Je ne dirais pas que Steve Verheul est simplement un négociateur commercial parmi d’autres. Il a été notre principal négociateur commercial durant des années clés et ce, assez récemment. J’écouterais également la voix des agriculteurs que j’ai cités, ainsi que de certains experts que j’ai également cités. C’est le genre de dossier à l’égard duquel je crois qu’il serait faux de dire que vous avez tort et que j’ai raison. Je crois que nous entendons tous différents points de vue, que nous écoutons attentivement et que certains nous influencent plus que d’autres. Je doute qu’il existe une bonne et une mauvaise position absolues sur cette question. La clé, c’est d’écouter les divers points de vue et de se former une opinion, qu’elle penche d’un côté ou de l’autre.

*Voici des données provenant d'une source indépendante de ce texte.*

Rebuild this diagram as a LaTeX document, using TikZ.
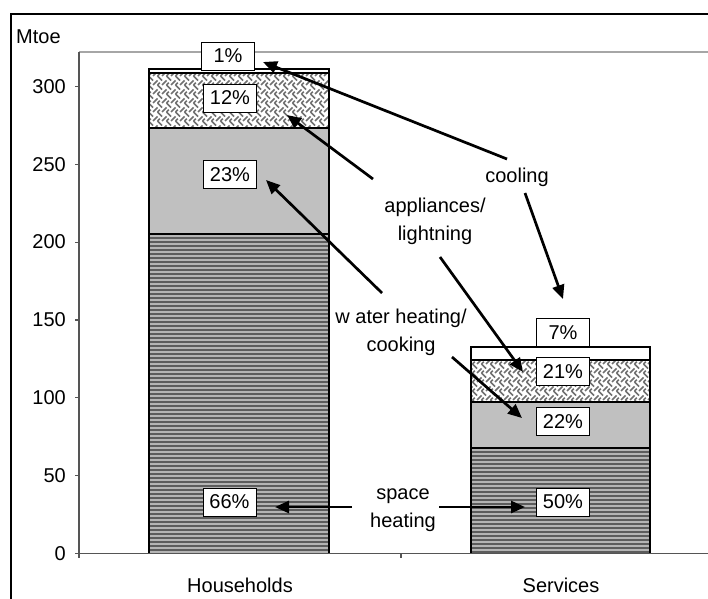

Merci, sénateur Cardozo. Dix membres du Comité sénatorial des affaires étrangères et du commerce international ont écouté attentivement le témoignage d’un large éventail de groupes, et ils recommandent en fait au Sénat d’amender le projet de loi de la manière précisée dans le rapport dont vous avez entendu parler.

Vous parlez du secteur agricole. Dans le discours que j’ai livré sur ce rapport mardi soir, vous m’avez entendue lire une longue liste — quoique non exhaustive — d’intervenants du secteur agricole et d’intervenants de secteurs non agricoles qui s’opposent avec véhémence à ce projet de loi. Je suis curieuse. Que pensez-vous de cela?

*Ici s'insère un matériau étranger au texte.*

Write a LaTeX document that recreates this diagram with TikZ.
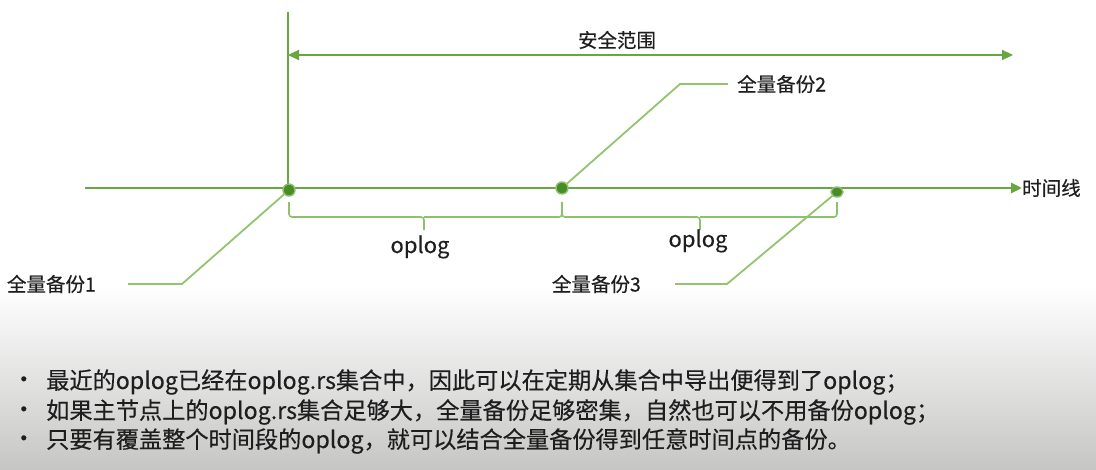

Son Honneur la Présidente [ - ]

Sénateur Cardozo, votre temps de parole est écoulé. Demandez-vous plus de temps?

Son Honneur la Présidente [ - ]

J’aimerais entendre le sénateur Cardozo dire ce qu’il veut.

Le sénateur Cardozo [ - ]

Je serais ravi de répondre à la question de la sénatrice.

Son Honneur la Présidente [ - ]

Le consentement est-il accordé, honorables sénateurs?

Le sénateur Cardozo [ - ]

Merci. En effet, 10 sénateurs ont voté de la manière que vous avez indiquée. Il y a environ 447 parlementaires en tout, et lors de la première ronde à la Chambre des communes, la grande majorité des 338 députés ont voté oui. En termes de chiffres, il y en a quoi, 200 contre 10? Encore une fois, certaines personnes peuvent penser qu’on a raison ou qu’on a tort; ce n’est pas ce que je dis. Je pense que c’est une question complexe. En fin de compte, nous devons porter un jugement sur ce que nous entendons, ce que nous pensons, ce que nous croyons et ce sur quoi nous votons.